Archived

This forum has been archived. Please start a new discussion on GitHub.

An Evaluation of ICE/IceGrid

Hi,

I have been evaluating some other frameworks such as Globus and Condor and I am liking ICE so far. Here are some questions I need answers to before I fully decide to go ahead with using ICE for my project which involves distributing work-units to nodes and collecting the results at the end.

(1) Failure Handling.
What happens if the process or machine executing a work-unit crashes? Can the system recover and arrange for that work-unit to be re-executed? What happens if a work-unit returns an incorrect result - is there any redundancy in the system to detect this?

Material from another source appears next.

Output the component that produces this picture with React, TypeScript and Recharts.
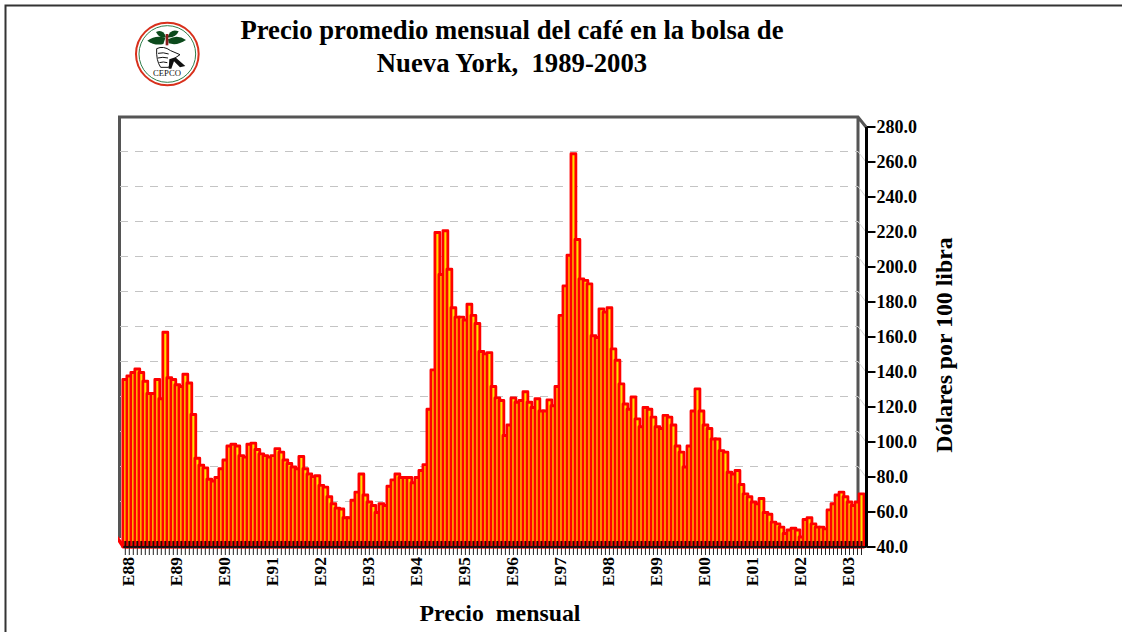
import React from "react";
import { BarChart, Bar, XAxis, YAxis, CartesianGrid } from "recharts";

const serif = "'Liberation Serif', 'Times New Roman', serif";

const monthLetters = ["E", "F", "M", "A", "Y", "J", "L", "G", "S", "O", "N", "D"];
const years = ["88", "89", "90", "91", "92", "93", "94", "95", "96", "97", "98", "99", "00", "01", "02", "03"];

// precio mensual, dolares por 100 libras
const prices = [
  136, 138, 140, 142, 140, 135, 128, 128, 136, 125, 163, 137, 136, 133, 132, 139,
  134, 116, 91, 87, 85.5, 79, 78, 80, 85, 90, 98, 99, 98, 92.5, 91.6, 99,
  99.6, 96, 93.5, 92.5, 91.6, 92.5, 96.5, 94.5, 90, 88, 86, 85, 92, 85,
  82, 80.5, 81, 75.5, 74.5, 69, 65, 62.5, 62, 57, 57, 67, 71.6, 82,
  70, 66, 64, 60, 65, 64, 75, 78.7, 82, 80, 80, 80, 77, 80, 84, 87.4,
  119, 141.5, 220, 196, 221, 199, 177, 171.6, 171.6, 170, 179, 172.6, 168, 152, 150.7, 151.4,
  132, 125.5, 124, 104, 110, 125.5, 123, 124, 129, 123, 120, 125, 118, 118, 124.4, 121,
  132, 172.6, 189.5, 207, 265, 216, 193.5, 192.6, 190.7, 161, 160, 176.4, 174.5, 177, 153.5, 147,
  133.5, 122, 119, 126, 113.5, 109, 120, 119, 114.5, 109, 108, 115.5, 114.5, 110, 98, 94.5,
  86, 98, 118, 130.7, 118, 110, 108, 102, 102, 95.4, 94.5, 83, 82, 84, 76, 70.7,
  69, 66, 65, 68, 60, 59, 54.5, 53.5, 51.6, 48, 50, 51, 50, 46, 56, 57,
  53.5, 51.6, 51.6, 50.7, 61.5, 65, 70, 71.6, 69, 66, 64, 66, 70.7,
];

const yTicks = [40, 60, 80, 100, 120, 140, 160, 180, 200, 220, 240, 260, 280];

// el primer mes es diciembre del 87
const months = prices.map((_, i) => {
  if (i === 0) return "D87";
  const m = i - 1;
  return monthLetters[m % 12] + years[Math.floor(m / 12)];
});
const chartData = months.map((month, i) => ({ month, price: prices[i] }));

const MonthTick = ({ x, y, payload }: any) => {
  const isJan = payload.value.startsWith("E");
  return (
    <g>
      <line x1={x} x2={x} y1={y - 6} y2={y} stroke="#300000" strokeWidth={2} />
      <line x1={x} x2={x} y1={y} y2={y + 8} stroke="#222" strokeWidth={1} />
      {isJan && (
        <text
          transform={`translate(${x + 5},${y + 10}) rotate(-90)`}
          textAnchor="end"
          fontFamily={serif}
          fontWeight="bold"
          fontSize={17.5}
          fill="#000"
        >
          {payload.value}
        </text>
      )}
    </g>
  );
};

// rejilla desplazada hacia la pared del fondo
const WallGridLine = ({ y1 }: any) => {
  if (y1 < 130 || y1 > 540) return <g />;
  return (
    <g>
      <line x1={120} x2={858} y1={y1 - 10.5} y2={y1 - 10.5} stroke="#c4c4c4" strokeDasharray="8 7" />
      <line x1={858} x2={866} y1={y1 - 10.5} y2={y1} stroke="#d8d8d8" />
    </g>
  );
};

// barra un poco mas ancha que su banda: la siguiente tapa parte del relleno
const StripeBar = ({ x, y, width, height }: any) => (
  <rect
    x={x - 0.45}
    y={y + 0.5}
    width={width + 0.9}
    height={height - 0.5}
    fill="#ffe000"
    stroke="#ff0000"
    strokeWidth={2.8}
    strokeLinejoin="round"
  />
);

const Backdrop = () => (
  <svg width={1122} height={632} style={{ position: "absolute", left: 0, top: 0 }}>
    <path d="M5.5 632V5.5H1122" fill="none" stroke="#333" strokeWidth={2} />

    {/* logo CEPCO */}
    <g transform="translate(130,20) scale(0.3333)">
      <circle cx={112} cy={102} r={94} fill="#fff" stroke="#d8301c" strokeWidth={6} />
      <circle cx={112} cy={102} r={85} fill="none" stroke="#2e7d4a" strokeWidth={3} />
      <path d="M52 62Q78 44 106 54L100 72Q74 78 52 62Z" fill="#0c4a1c" />
      <path d="M78 36Q100 26 108 52Q90 58 78 36Z" fill="#0c4a1c" />
      <path d="M112 52Q122 24 146 34Q138 54 112 52Z" fill="#0c4a1c" />
      <path d="M114 58Q142 42 168 60Q142 78 116 70Z" fill="#0c4a1c" />
      <rect x={107} y={42} width={8} height={34} fill="#8a1c1c" />
      <path
        d="M80 86Q100 76 122 92L150 104L138 112L128 120L116 142L92 142Q78 122 80 86ZM84 100Q100 96 116 102M84 114Q98 110 114 114M88 128Q100 124 112 128"
        fill="#fff"
        stroke="#111"
        strokeWidth={3}
      />
      <path d="M118 118L136 112L166 138L150 142L132 124L124 146H116Z" fill="#111" />
      <text x={111} y={168} textAnchor="middle" fontFamily={serif} fontSize={26} fill="#111">
        CEPCO
      </text>
    </g>

    <text x={512} y={39} textAnchor="middle" fontFamily={serif} fontWeight="bold" fontSize={26.7} fill="#000">
      Precio promedio mensual del café en la bolsa de
    </text>
    <text x={512} y={72} textAnchor="middle" fontFamily={serif} fontWeight="bold" fontSize={26.7} fill="#000" style={{ whiteSpace: "pre" }}>
      Nueva York,  1989-2003
    </text>

    {/* pared del fondo */}
    <path d="M119.5 538V117H858L866 127M858 117V538" fill="none" stroke="#555" strokeWidth={3} />
    <path d="M118 536L127 548H122L118 542Z" fill="#ff0000" />

    <text x={500} y={621} textAnchor="middle" fontFamily={serif} fontWeight="bold" fontSize={23.8} fill="#000" style={{ whiteSpace: "pre" }}>
      Precio  mensual
    </text>
    <text
      transform="translate(952,345) rotate(-90)"
      textAnchor="middle"
      fontFamily={serif}
      fontWeight="bold"
      fontSize={23.8}
      fill="#000"
    >
      Dólares por 100 libra
    </text>
  </svg>
);

export default function App() {
  return (
    <div style={{ position: "absolute", left: 0, top: 0, width: 1122, height: 632, background: "#fff", overflow: "hidden" }}>
      <Backdrop />
      <div style={{ position: "absolute", left: 0, top: 0 }}>
        <BarChart
          width={1122}
          height={632}
          data={chartData}
          barCategoryGap={0}
          margin={{ top: 127, right: 155.5, bottom: 0, left: 123.3 }}
        >
          <CartesianGrid vertical={false} horizontal={WallGridLine as any} />
          <Bar dataKey="price" shape={StripeBar as any} isAnimationActive={false} />
          <XAxis
            dataKey="month"
            interval={0}
            height={85}
            padding={{ left: 0, right: 3 }}
            tickLine={false}
            tickSize={0}
            tickMargin={0}
            axisLine={{ stroke: "#111", strokeWidth: 2 }}
            tick={MonthTick as any}
          />
          <YAxis
            orientation="right"
            domain={[40, 280]}
            ticks={yTicks}
            interval={0}
            width={100}
            tickSize={9}
            tickMargin={1}
            tickFormatter={(v: number) => v.toFixed(1)}
            tickLine={{ stroke: "#000", strokeWidth: 2 }}
            axisLine={{ stroke: "#000", strokeWidth: 3 }}
            tick={{ fill: "#000", fontFamily: serif, fontWeight: "bold", fontSize: 18, textAnchor: "start" }}
          />
        </BarChart>
      </div>
    </div>
  );
}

(2) Inter-task communication.
Can work units communicate with one another during a distributed computation, or is inter-work-unit communication not allowed?

Comments

  • matthew
    matthew NL, Canada
    (1) Failure Handling.
    What happens if the process or machine executing a work-unit crashes? Can the system recover and arrange for that work-unit to be re-executed? What happens if a work-unit returns an incorrect result - is there any redundancy in the system to detect this?

    If the server crashes the IceGrid daemon will automatically restart the server (assuming you are using automatic activation) upon the next request. If you have multiple replicas then it may not be activated immediately as the request may go to one of the other replicas. You may need to take additional action in the client depending on exactly what you are doing. For example, the client may need to restart the work-flow when it detects the error.

    If you want redundancy then you have to implement this yourself.
    (2) Inter-task communication.
    Can work units communicate with one another during a distributed computation, or is inter-work-unit communication not allowed?

    This is the whole idea of Ice :) Inter-work communication is not only allowed, but I feel an essential part of any next generation grid.